Quais são os grupos mais atingidos?
Em tese, os grupos mais atingidos seriam os profissionais da saúde, que manuseiam agrotóxicos utilizados no combate aos vetores de algumas epidemias; os trabalhadores da agricultura; os trabalhadores das indústrias que manuseiam e formulam esses produtos; e de uma maneira genérica, toda a população que consome os alimentos contaminados. O que esse estudo demonstrou é que existe um outro grupo, que é a população interiorana que mora em municípios onde a fronteira entre o rural e o urbano é muito tênue.
Temos denúncias de cidades em que 8% da população está em tratamento de câncer, como Coronel Macedo, por exemplo. O município de Bento de Abreu é o campeão paulista na taxa de prevalência média de câncer de encéfalo no estado de São Paulo.
Esses dados mostram que o agronegócio, da maneira que está sendo praticado, deixa um rastro de destruição e morte no interior.
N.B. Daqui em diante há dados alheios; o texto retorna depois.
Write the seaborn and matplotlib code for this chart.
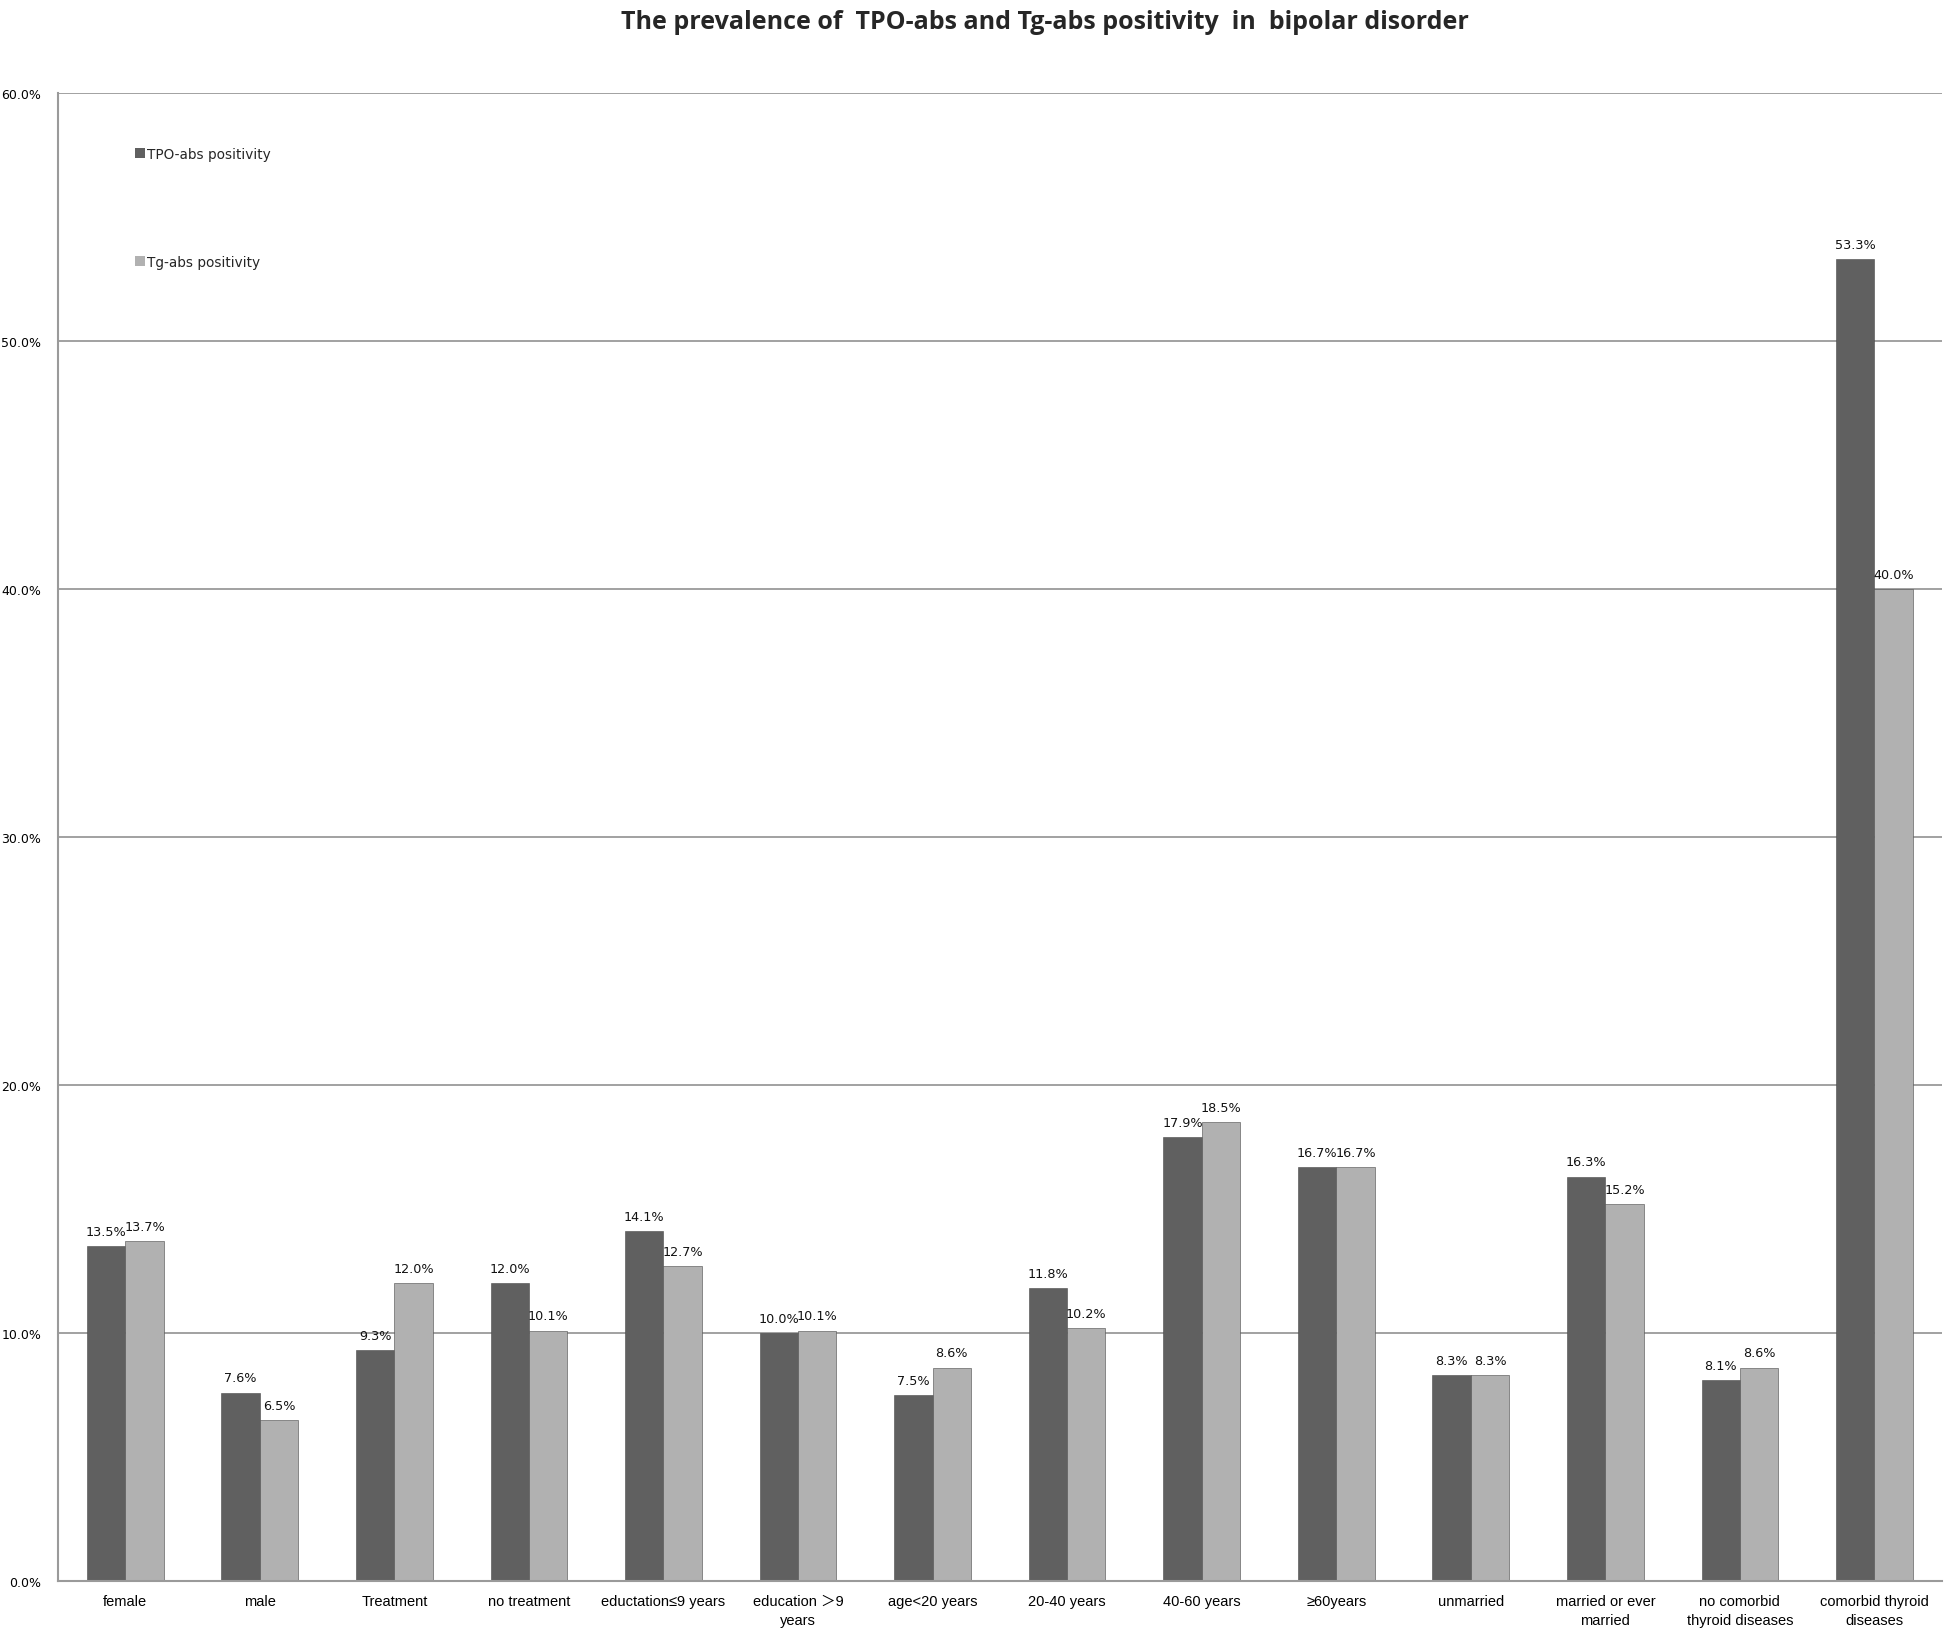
import matplotlib
matplotlib.use("Agg")
import matplotlib.pyplot as plt
import seaborn as sns
import pandas as pd
from matplotlib.patches import Patch
from matplotlib.ticker import FuncFormatter, MultipleLocator
from matplotlib import font_manager

categories = [
    "female", "male", "Treatment", "no treatment", "eductation≤9 years",
    "education ＞9\nyears", "age<20 years", "20-40 years", "40-60 years",
    "≥60years", "unmarried", "married or ever\nmarried",
    "no comorbid\nthyroid diseases", "comorbid thyroid\ndiseases",
]
tpo_values = [13.5, 7.6, 9.3, 12.0, 14.1, 10.0, 7.5, 11.8, 17.9, 16.7, 8.3, 16.3, 8.1, 53.3]
tg_values = [13.7, 6.5, 12.0, 10.1, 12.7, 10.1, 8.6, 10.2, 18.5, 16.7, 8.3, 15.2, 8.6, 40.0]
series_names = ["TPO-abs positivity", "Tg-abs positivity"]
title = "The prevalence of  TPO-abs and Tg-abs positivity  in  bipolar disorder"

df = pd.DataFrame({
    "category": categories * 2,
    "series": [series_names[0]] * len(categories) + [series_names[1]] * len(categories),
    "value": tpo_values + tg_values,
})

sns.set_theme(style="white")
plt.rcParams["font.family"] = ["DejaVu Sans"]

installed = {f.name for f in font_manager.fontManager.ttflist}
narrow = "Liberation Sans Narrow" if "Liberation Sans Narrow" in installed else "Liberation Sans"
cat_family = [narrow, "DejaVu Sans", "Noto Sans CJK SC"]

colors = ["#606060", "#b1b1b1"]
fig = plt.figure(figsize=(19.46, 16.33), dpi=100)
ax = fig.add_axes([0.0298, 0.0312, 0.968, 0.9112])

sns.barplot(data=df, x="category", y="value", hue="series", hue_order=series_names,
            order=categories, palette=colors, width=0.57, ax=ax, legend=False,
            edgecolor="#4a4a4a", linewidth=0.4, saturation=1)

ax.set_ylim(0, 60)
ax.set_xlim(-0.5, len(categories) - 0.5)
ax.yaxis.set_major_locator(MultipleLocator(10))
ax.yaxis.set_major_formatter(FuncFormatter(lambda v, p: f"{v:.1f}%"))
ax.grid(axis="y", color="#9a9a9a", linewidth=1.3)
ax.set_axisbelow(True)
ax.set_xlabel("")
ax.set_ylabel("")
for s in ["top", "right"]:
    ax.spines[s].set_visible(False)
for s in ["left", "bottom"]:
    ax.spines[s].set_color("#9a9a9a")
    ax.spines[s].set_linewidth(1.5)

ax.tick_params(axis="y", length=0, pad=12, labelsize=9, colors="#000000")
ax.tick_params(axis="x", length=0, pad=9, colors="#000000")
for lab in ax.get_xticklabels():
    lab.set_family(cat_family)
    lab.set_fontsize(10.5)
    lab.set_linespacing(1.45)

for cont in ax.containers:
    ax.bar_label(cont, labels=[f"{b.get_height():.1f}%" for b in cont],
                 padding=6, fontsize=9.2, color="#111111")

handles = [Patch(facecolor=c, edgecolor="none") for c in colors]
ax.legend(handles, series_names, loc="upper left", bbox_to_anchor=(0.041, 0.964),
          frameon=False, fontsize=9.8, handlelength=0.75, handleheight=0.75,
          handletextpad=0.15, labelspacing=6.9, borderpad=0, borderaxespad=0)

fig.text(0.537, 0.994, title, ha="center", va="top", fontsize=18, fontweight="bold",
         family=["Open Sans", "DejaVu Sans"])

fig.savefig("out.png", dpi=100)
Os agrotóxicos não são defensivos agrícolas, não são agroquímicos, não são soluções modernas para a agricultura, não são substâncias “amigas” das pessoas e das plantas. São substâncias intrinsecamente tóxicas.
Como você avalia as políticas públicas ambientais no Brasil?
O que podemos observar é que há um retrocesso nas políticas públicas ambientais que não surgiu agora mas que vem se acentuando de maneira acelerada.
Uma das primeiras leis assinadas pelo novo governo foi a autorização da pulverização aérea de substâncias tóxicas nas cidades para o combate do mosquito da dengue, mesmo com todas as manifestações contrárias [de profissionais] da área da saúde. Tudo sem nenhuma justificativa científica, sanitária ou técnica.
Além disso, temos o PL dos agrotóxicos [3200/15], que é extremamente preocupante, não só pelo troca do nome de agrotóxico por fitossanitário, mas também porque o controle do que vai ser usado no país deixa de ter a interferência das áreas de meio ambiente e de saúde.
Somado a isso, temos um projeto [4059/12] que permite a aquisição de terras por estrangeiros, o que atenta contra a soberania nacional. O projeto possibilita que o mercado financeiro, por exemplo, seja proprietários de extensas áreas em nosso país sem nenhuma responsabilidade socioambiental.